This is another "no priority" suggestion for a future improvement. I find myself now often adding an extra Pulverisateur to a bass sound, doubling the melody with a sine wave two octaves below to give it more "weight". Sometimes you can just use one of its three oscillators for this. But others, when you have a detuned and/or "5th. added", thick sound, you run out of oscillators. It would be great if one of the three oscillators had a "Sub" switch, which would engage a sine wave. I also understand now why so many synths offer this. One could select how many octaves below the incoming note the sine wave would be, and its volume.
Comments (3)
"The Pulverisateur will not get any new features beside better sound quality." Why not? Do you plan to eventually have two coexisting "analogue" synths with different features instead of replacing the Pulverisateur with a better version, like a "Next Pulverisateur"?
yeah i would love that
OK, I understand that. I just felt that my suggestions still fell within the repertoire of functions that could be expected from a typical "analogue" synth and would fit within what is already available (sub-oscillator for an existing oscillator and different routing, or an internal LFO, for the PWM).
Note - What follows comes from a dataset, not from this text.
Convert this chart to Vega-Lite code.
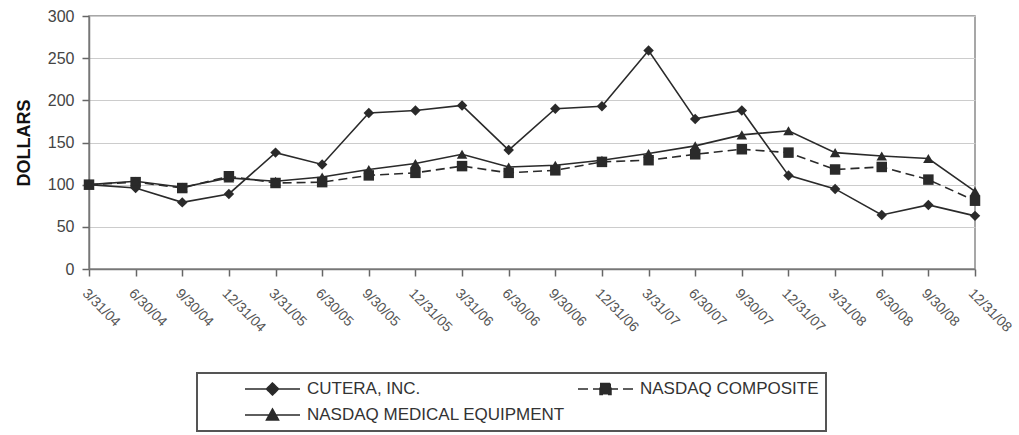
{
  "$schema": "https://vega.github.io/schema/vega-lite/v6.json",
  "autosize": "none",
  "width": 886,
  "height": 253,
  "padding": {"left": 89, "top": 16, "right": 44, "bottom": 166},
  "background": "white",
  "config": {
    "font": "Liberation Sans",
    "view": {"stroke": "#8a8a8a", "strokeWidth": 1.5},
    "axis": {"labelFont": "Liberation Sans", "titleFont": "Liberation Sans"}
  },
  "data": {
    "values": [
      {"date": "3/31/04", "series": "CUTERA, INC.", "value": 100},
      {"date": "6/30/04", "series": "CUTERA, INC.", "value": 96},
      {"date": "9/30/04", "series": "CUTERA, INC.", "value": 79},
      {"date": "12/31/04", "series": "CUTERA, INC.", "value": 89},
      {"date": "3/31/05", "series": "CUTERA, INC.", "value": 138},
      {"date": "6/30/05", "series": "CUTERA, INC.", "value": 124},
      {"date": "9/30/05", "series": "CUTERA, INC.", "value": 185},
      {"date": "12/31/05", "series": "CUTERA, INC.", "value": 188},
      {"date": "3/31/06", "series": "CUTERA, INC.", "value": 194},
      {"date": "6/30/06", "series": "CUTERA, INC.", "value": 141},
      {"date": "9/30/06", "series": "CUTERA, INC.", "value": 190},
      {"date": "12/31/06", "series": "CUTERA, INC.", "value": 193},
      {"date": "3/31/07", "series": "CUTERA, INC.", "value": 259},
      {"date": "6/30/07", "series": "CUTERA, INC.", "value": 178},
      {"date": "9/30/07", "series": "CUTERA, INC.", "value": 188},
      {"date": "12/31/07", "series": "CUTERA, INC.", "value": 111},
      {"date": "3/31/08", "series": "CUTERA, INC.", "value": 95},
      {"date": "6/30/08", "series": "CUTERA, INC.", "value": 64},
      {"date": "9/30/08", "series": "CUTERA, INC.", "value": 76},
      {"date": "12/31/08", "series": "CUTERA, INC.", "value": 63},
      {"date": "3/31/04", "series": "NASDAQ COMPOSITE", "value": 100},
      {"date": "6/30/04", "series": "NASDAQ COMPOSITE", "value": 103},
      {"date": "9/30/04", "series": "NASDAQ COMPOSITE", "value": 96},
      {"date": "12/31/04", "series": "NASDAQ COMPOSITE", "value": 110},
      {"date": "3/31/05", "series": "NASDAQ COMPOSITE", "value": 102},
      {"date": "6/30/05", "series": "NASDAQ COMPOSITE", "value": 103},
      {"date": "9/30/05", "series": "NASDAQ COMPOSITE", "value": 111},
      {"date": "12/31/05", "series": "NASDAQ COMPOSITE", "value": 114},
      {"date": "3/31/06", "series": "NASDAQ COMPOSITE", "value": 122},
      {"date": "6/30/06", "series": "NASDAQ COMPOSITE", "value": 114},
      {"date": "9/30/06", "series": "NASDAQ COMPOSITE", "value": 117},
      {"date": "12/31/06", "series": "NASDAQ COMPOSITE", "value": 127},
      {"date": "3/31/07", "series": "NASDAQ COMPOSITE", "value": 129},
      {"date": "6/30/07", "series": "NASDAQ COMPOSITE", "value": 136},
      {"date": "9/30/07", "series": "NASDAQ COMPOSITE", "value": 142},
      {"date": "12/31/07", "series": "NASDAQ COMPOSITE", "value": 138},
      {"date": "3/31/08", "series": "NASDAQ COMPOSITE", "value": 118},
      {"date": "6/30/08", "series": "NASDAQ COMPOSITE", "value": 121},
      {"date": "9/30/08", "series": "NASDAQ COMPOSITE", "value": 106},
      {"date": "12/31/08", "series": "NASDAQ COMPOSITE", "value": 81},
      {"date": "3/31/04", "series": "NASDAQ MEDICAL EQUIPMENT", "value": 100},
      {"date": "6/30/04", "series": "NASDAQ MEDICAL EQUIPMENT", "value": 104},
      {"date": "9/30/04", "series": "NASDAQ MEDICAL EQUIPMENT", "value": 97},
      {"date": "12/31/04", "series": "NASDAQ MEDICAL EQUIPMENT", "value": 108},
      {"date": "3/31/05", "series": "NASDAQ MEDICAL EQUIPMENT", "value": 104},
      {"date": "6/30/05", "series": "NASDAQ MEDICAL EQUIPMENT", "value": 109},
      {"date": "9/30/05", "series": "NASDAQ MEDICAL EQUIPMENT", "value": 118},
      {"date": "12/31/05", "series": "NASDAQ MEDICAL EQUIPMENT", "value": 125},
      {"date": "3/31/06", "series": "NASDAQ MEDICAL EQUIPMENT", "value": 136},
      {"date": "6/30/06", "series": "NASDAQ MEDICAL EQUIPMENT", "value": 121},
      {"date": "9/30/06", "series": "NASDAQ MEDICAL EQUIPMENT", "value": 123},
      {"date": "12/31/06", "series": "NASDAQ MEDICAL EQUIPMENT", "value": 129},
      {"date": "3/31/07", "series": "NASDAQ MEDICAL EQUIPMENT", "value": 137},
      {"date": "6/30/07", "series": "NASDAQ MEDICAL EQUIPMENT", "value": 146},
      {"date": "9/30/07", "series": "NASDAQ MEDICAL EQUIPMENT", "value": 159},
      {"date": "12/31/07", "series": "NASDAQ MEDICAL EQUIPMENT", "value": 164},
      {"date": "3/31/08", "series": "NASDAQ MEDICAL EQUIPMENT", "value": 138},
      {"date": "6/30/08", "series": "NASDAQ MEDICAL EQUIPMENT", "value": 134},
      {"date": "9/30/08", "series": "NASDAQ MEDICAL EQUIPMENT", "value": 131},
      {"date": "12/31/08", "series": "NASDAQ MEDICAL EQUIPMENT", "value": 92}
    ]
  },
  "encoding": {
    "x": {
      "field": "date",
      "type": "ordinal",
      "sort": null,
      "scale": {"type": "point", "padding": 0},
      "axis": {
        "title": null,
        "labelAngle": 45,
        "labelFontSize": 14,
        "labelColor": "#555555",
        "labelPadding": 10,
        "tickSize": 7,
        "tickColor": "#666666",
        "tickWidth": 1.5,
        "domainColor": "#777777",
        "domainWidth": 1.5,
        "grid": false
      }
    },
    "y": {
      "field": "value",
      "type": "quantitative",
      "scale": {"domain": [0, 300], "nice": false},
      "axis": {
        "title": "DOLLARS",
        "titleFontSize": 18,
        "titleFontWeight": "bold",
        "titleColor": "#111111",
        "titlePadding": 14,
        "values": [0, 50, 100, 150, 200, 250, 300],
        "labelFontSize": 16,
        "labelColor": "#444444",
        "labelPadding": 8,
        "tickSize": 7,
        "tickColor": "#666666",
        "tickWidth": 1.5,
        "domainColor": "#777777",
        "domainWidth": 1.5,
        "grid": true,
        "gridColor": "#cccccc",
        "gridWidth": 1.2
      }
    }
  },
  "layer": [
    {
      "transform": [{"filter": "datum.series !== 'NASDAQ COMPOSITE'"}],
      "mark": {"type": "line", "strokeWidth": 1.6},
      "encoding": {
        "color": {
          "field": "series",
          "type": "nominal",
          "scale": {"domain": ["CUTERA, INC.", "NASDAQ COMPOSITE", "NASDAQ MEDICAL EQUIPMENT"], "range": ["#2a2a2a", "#2a2a2a", "#2a2a2a"]},
          "legend": {
            "title": " ",
            "titleOrient": "left",
            "titleFontSize": 17,
            "titlePadding": 40,
            "orient": "none",
            "legendX": 108,
            "legendY": 357,
            "columns": 2,
            "direction": "horizontal",
            "padding": 7,
            "strokeColor": "#555555",
            "fillColor": "white",
            "labelFontSize": 17,
            "labelColor": "#333333",
            "labelOffset": 6,
            "labelLimit": 400,
            "rowPadding": 8,
            "columnPadding": 12,
            "clipHeight": 18,
            "symbolSize": 3025,
            "symbolStrokeWidth": 1.5,
            "encode": {
              "legend": {"update": {"strokeWidth": {"value": 2}}},
              "symbols": {
                "update": {
                  "shape": {"signal": "datum.value === 'CUTERA, INC.' ? 'M-1,0H1M0,-0.22L0.22,0L0,0.22L-0.22,0Z' : datum.value === 'NASDAQ COMPOSITE' ? 'M-1,0H1M-0.2,-0.2H0.2V0.2H-0.2Z' : 'M-1,0H1M-0.22,0.18L0,-0.22L0.22,0.18Z'"},
                  "strokeDash": {"signal": "datum.value === 'NASDAQ COMPOSITE' ? [10, 5] : [1, 0]"},
                  "fill": {"value": "#2a2a2a"},
                  "stroke": {"value": "#2a2a2a"},
                  "opacity": {"value": 1}
                }
              }
            }
          }
        }
      }
    },
    {
      "transform": [{"filter": "datum.series === 'NASDAQ COMPOSITE'"}],
      "mark": {"type": "line", "strokeWidth": 1.6, "strokeDash": [9, 5]},
      "encoding": {
        "color": {"field": "series", "type": "nominal"}
      }
    },
    {
      "mark": {"type": "point", "filled": true, "color": "#2a2a2a", "opacity": 1},
      "encoding": {
        "shape": {
          "field": "series",
          "type": "nominal",
          "scale": {"range": ["diamond", "square", "triangle-up"]},
          "legend": null
        },
        "size": {
          "field": "series",
          "type": "nominal",
          "scale": {"range": [110, 110, 120]},
          "legend": null
        }
      }
    }
  ]
}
I would imagine that two co-existing "analogue" synths would have much bigger differences in design than that, like a "monophonic" specialised synth with very raw, powerful sounding oscillators and lots of routing options and a "polysynth" with different source waveforms (supersaws or similar) and perhaps different sounding filters and even an integrated vocoder (although this should perhaps better be an independent device).